Published online by Cambridge University Press: 03 May 2010
Climatic changes in the past
The climate on earth has changed throughout the evolution of our planetary system over about 4500 million years. Sometimes these changes have been rapid. During other periods they have been slow, hardly noticeable over millions of years, as far as we can judge from the evidence that is found to-day in rocks and sediments. To be able to discuss possible future climates we must understand the mechanisms behind past changes. The climatic system is too complex for us to rely merely on simple extrapolation of observed trends and variations or theoretical models that have not been tested against past data.

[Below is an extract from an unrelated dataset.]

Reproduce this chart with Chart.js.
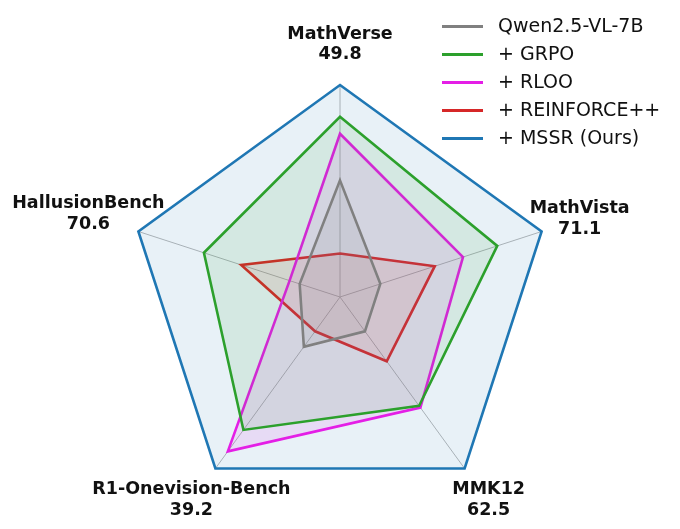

We know the gross features of climatic change on earth during the last major geological epochs, i.e. during the last few hundred million years. These have been determined by analyses of the abundance of the oxygen-18 isotope in remains of planktonic micro-organisms (foraminifera). The ratio of oxygen-18 to the normal isotope, oxygen-16, reflects water temperature and global ice volume. High proportions of oxygen-18 correspond to glacial periods when more of the lighter isotope oxygen-16 was locked up in ice. These analyses reveal that water temperatures in the deep layers of the oceans have been close to zero degrees only during the last few million years, i.e. the Quaternary period, and also that ocean surface temperatures were probably higher during these earlier periods than they are today (Fig. 7.1). Presumably the climate on land was also significantly different from to-day.
A much more detailed record of the proportion of oxygen present as oxygen-18 for the Quaternary period shows marked variations on much shorter timescales.